The first Harvard diploma
in English instead of Latin appeared in 1961. When word of the abandonment of Latin came through in April, it touched off riots. Thousands of chanting students, inflamed by a toga-clad rabble-rouser on the steps of Widener Library, marched on the president’s house (then in the Yard) before filling Harvard Square. Their mood was said to be jovial, the police dispensed tear gas in a fatherly way, and the rebellion came to naught. The diploma itself, the printed document, failed to stir the blood. It was said by the discerning Philip Hofer, founder and longtime curator of the department of printing and graphic arts at Houghton Library, to look "like the luncheon menu at the Harvard Faculty Club." The next year, a two-color, larger-format, more-suitable-for-framing diploma (with text still in English) replaced the menu. This design remains in use today and has been rendered by three successive printing technologies—letterpress, offset, and now a digital process using the Xerox Docutech system.
The diploma adopted in 1903 (see page 70) was also a dog, but a persistent one, lasting until 1935. Harvard historian Samuel Eliot Morison disliked its design and headed the committee that replaced it. "The cursive writing is mechanical, tightly spaced and practically illegible," writes J.F. Coakley ’68. "The flabby blackletter is not much better. The dotted line for the President’s signature is unsightly, and also spurious since President Eliot’s actual signature had given way to a printed facsimile in about 1897." The diploma "has a mean and cramped look."
Coakley is the author of The Harvard B.A. Degree Diploma, 1813-2000, which he printed (superbly) last summer on his hand-cranked Vandercook proofing press, model 4, at his Jericho Press in Oxford, England, in Monotype Octavian and Ehrhardt on Zerkall mould-made paper in an edition of 50 copies. (The book is published by the Harvard College Library and may be had for $300 a copy by application to Monique Duhaime at Houghton.)
|The short-lived 1961 diploma. |
In the seventeenth and eighteenth centuries, if a graduate of Harvard College wanted a diploma, he paid a local engrosser to write it out, in words specified by the Corporation, and then took it to the president, with a fee, to have it signed and sealed. The first printed diploma, from an engraved plate, dates to 1813. "From that beginning until now, there have been just six different designs of the B.A. degree diploma," writes Coakley. "These are the subject of the present book—the first book, to my knowledge, on the subject of a college diploma—and they make a concise study, not only in Harvardian rhetoric but also in the history of typographical taste and the progress of printing technology." (Coakley argues in a footnote that "official Harvard style says ‘A.B.’ instead of ‘B.A.’, but for no obvious reason.")

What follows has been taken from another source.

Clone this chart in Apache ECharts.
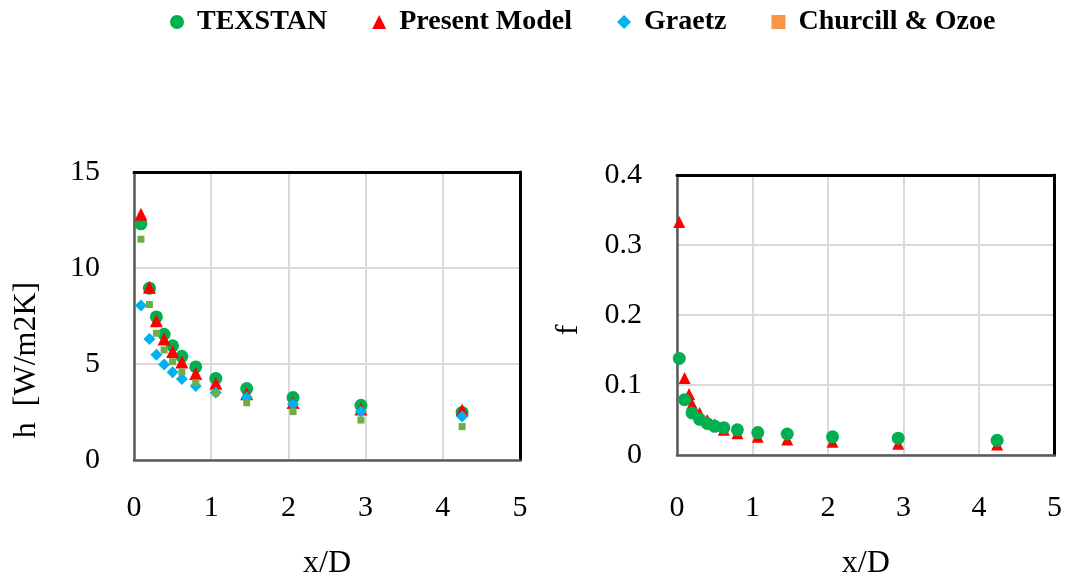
<!DOCTYPE html>
<html>
<head>
<meta charset="utf-8">
<script src="https://cdn.jsdelivr.net/npm/echarts@6/dist/echarts.min.js"></script>
<style>html,body{margin:0;padding:0;background:#fff}#c{width:1065px;height:582px}</style>
</head>
<body>
<div id="c"></div>
<script>
// x/D positions
const xH = [0.09, 0.2, 0.29, 0.39, 0.5, 0.62, 0.8, 1.06, 1.46, 2.06, 2.94, 4.25];
// h [W/m2K]
const hTexstan = [12.3, 8.95, 7.45, 6.55, 5.95, 5.4, 4.85, 4.25, 3.72, 3.25, 2.85, 2.48];
const hPresent = [12.8, 9.0, 7.25, 6.3, 5.65, 5.1, 4.5, 4.0, 3.45, 3.0, 2.65, 2.6];
const hGraetz = [8.05, 6.3, 5.48, 4.97, 4.57, 4.22, 3.85, 3.52, 3.25, 2.9, 2.52, 2.26];
const hChurchill = [11.5, 8.1, 6.6, 5.73, 5.12, 4.58, 4.03, 3.49, 2.98, 2.52, 2.08, 1.74];
// f
const xFTexstan = [0.03, 0.1, 0.2, 0.3, 0.4, 0.5, 0.62, 0.8, 1.07, 1.46, 2.06, 2.93, 4.24];
const fTexstan = [0.138, 0.079, 0.060, 0.051, 0.045, 0.041, 0.039, 0.036, 0.032, 0.030, 0.026, 0.024, 0.021];
const xFPresent = [0.03, 0.1, 0.16, 0.2, 0.3, 0.4, 0.5, 0.62, 0.8, 1.07, 1.46, 2.06, 2.93, 4.24];
const fPresent = [0.333, 0.110, 0.087, 0.073, 0.060, 0.050, 0.044, 0.036, 0.031, 0.026, 0.022, 0.019, 0.016, 0.015];

const names = ['TEXSTAN', 'Present Model', 'Graetz', 'Churcill & Ozoe'];
const colors = { tex: '#00B050', pm: '#FF0000', gr: '#00B0F0', ch: '#70AD47', chLegend: '#F79646' };

const pair = (xs, ys) => xs.map((x, i) => [x, ys[i]]);
const FONT = 'Liberation Serif';

function mainAxis(extra) {
  return Object.assign({
    type: 'value',
    axisLine: { show: true, onZero: false, lineStyle: { color: '#595959', width: 2.5 } },
    axisTick: { show: false },
    splitLine: { show: true, lineStyle: { color: '#d9d9d9', width: 2 } },
    axisLabel: { color: '#000', fontFamily: FONT, fontSize: 30, margin: extra.margin },
    nameTextStyle: Object.assign({ color: '#000', fontFamily: FONT, fontSize: 32 }, extra.nameStyle || {})
  }, extra.opts);
}
function frameAxis(opts) {
  return Object.assign({
    type: 'value',
    axisLine: { show: true, onZero: false, lineStyle: { color: '#000', width: 3 } },
    axisTick: { show: false }, axisLabel: { show: false }, splitLine: { show: false }
  }, opts);
}

const option = {
  animation: false,
  backgroundColor: '#fff',
  legend: {
    top: 3, left: 165, itemGap: 45, itemWidth: 14, itemHeight: 14,
    textStyle: { fontFamily: FONT, fontSize: 28, fontWeight: 'bold', color: '#000', padding: [0, 0, 0, 8] },
    data: [
      { name: names[0], icon: 'circle' },
      { name: names[1], icon: 'triangle' },
      { name: names[2], icon: 'diamond' },
      { name: names[3], icon: 'rect', itemStyle: { color: colors.chLegend } }
    ]
  },
  grid: [
    { left: 134, top: 172, width: 386, height: 288, show: false, containLabel: false },
    { left: 677, top: 175, width: 380, height: 280, show: false, containLabel: false }
  ],
  xAxis: [
    mainAxis({ margin: 33, opts: { gridIndex: 0, min: 0, max: 5, interval: 1, name: 'x/D', nameLocation: 'middle', nameGap: 88 } }),
    mainAxis({ margin: 38, opts: { gridIndex: 1, min: 0, max: 5, interval: 1, name: 'x/D', nameLocation: 'middle', nameGap: 93 } }),
    frameAxis({ gridIndex: 0, position: 'top', min: 0, max: 5 }),
    frameAxis({ gridIndex: 1, position: 'top', min: 0, max: 5 })
  ],
  yAxis: [
    mainAxis({ margin: 34, nameStyle: { padding: [0, 88, 0, 0] }, opts: { gridIndex: 0, min: 0, max: 15, interval: 5, name: 'h  [W/m2K]', nameLocation: 'middle', nameGap: 91 } }),
    mainAxis({ margin: 35, nameStyle: { padding: [0, 30, 0, 0] }, opts: { gridIndex: 1, min: 0, max: 0.4, interval: 0.1, name: 'f', nameLocation: 'middle', nameGap: 92 } }),
    frameAxis({ gridIndex: 0, position: 'right', min: 0, max: 15 }),
    frameAxis({ gridIndex: 1, position: 'right', min: 0, max: 0.4 })
  ],
  series: [
    { name: names[0], type: 'scatter', xAxisIndex: 0, yAxisIndex: 0, symbol: 'circle', symbolSize: 13, z: 2, itemStyle: { color: colors.tex, opacity: 1 }, data: pair(xH, hTexstan) },
    { name: names[1], type: 'scatter', xAxisIndex: 0, yAxisIndex: 0, symbol: 'triangle', symbolSize: 13, z: 3, itemStyle: { color: colors.pm, opacity: 1 }, data: pair(xH, hPresent) },
    { name: names[2], type: 'scatter', xAxisIndex: 0, yAxisIndex: 0, symbol: 'diamond', symbolSize: 12, z: 4, itemStyle: { color: colors.gr, opacity: 1 }, data: pair(xH, hGraetz) },
    { name: names[3], type: 'scatter', xAxisIndex: 0, yAxisIndex: 0, symbol: 'rect', symbolSize: 7, z: 5, itemStyle: { color: colors.ch, opacity: 1 }, data: pair(xH, hChurchill) },
    { name: names[1], type: 'scatter', xAxisIndex: 1, yAxisIndex: 1, symbol: 'triangle', symbolSize: 12, z: 2, itemStyle: { color: colors.pm, opacity: 1 }, data: pair(xFPresent, fPresent) },
    { name: names[0], type: 'scatter', xAxisIndex: 1, yAxisIndex: 1, symbol: 'circle', symbolSize: 13, z: 3, itemStyle: { color: colors.tex, opacity: 1 }, data: pair(xFTexstan, fTexstan) }
  ]
};

const chart = echarts.init(document.getElementById('c'), null, { renderer: 'canvas' });
chart.setOption(option);
</script>
</body>
</html>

His book is cased along with specimens of the six diplomas, some freshly printed from old plates and all but one at its original size.
Coakley earned his own Harvard diploma as a mathematics concentrator. He won a Marshall Scholarship, but deferred it to enlist in the army’s 82nd Airborne Division, and actually jumped from a few airplanes. After that, he went off to Trinity College, Cambridge, switched course to read theology, did a second B.A., stayed for a Ph.D., met his wife-to-be at a party given by their professor (the radical theologian Bishop John A.T. Robinson), married, and settled. In 1993 he was living in Oxford, teaching New Testament studies at Lancaster University, when his wife, Sarah, was offered a professorship at Harvard Divinity School. Over they came, retaining their house in England, and "Chip," as he is called, became a senior lecturer on Near Eastern languages and civilizations and a cataloger in the manuscript department of Houghton.
|The diploma of 1903. |
Coakley wrote and printed an earlier volume of Harvard history, Veritas Imprimata: The Typography of Harvard Arms
(see "Variations on a Theme," March-April 1996, page 64), reproducing 63 versions of the University’s shield. To learn what else has issued from the Jericho Press, visit www.fas.harvard.edu/~coakley/jericho.htm. Many of his publications employ Syriac and other exotic types. He likes to print something, of not too many pages, every summer. He’s cranking out about 80 collects from the first English prayerbook of 1549 right now.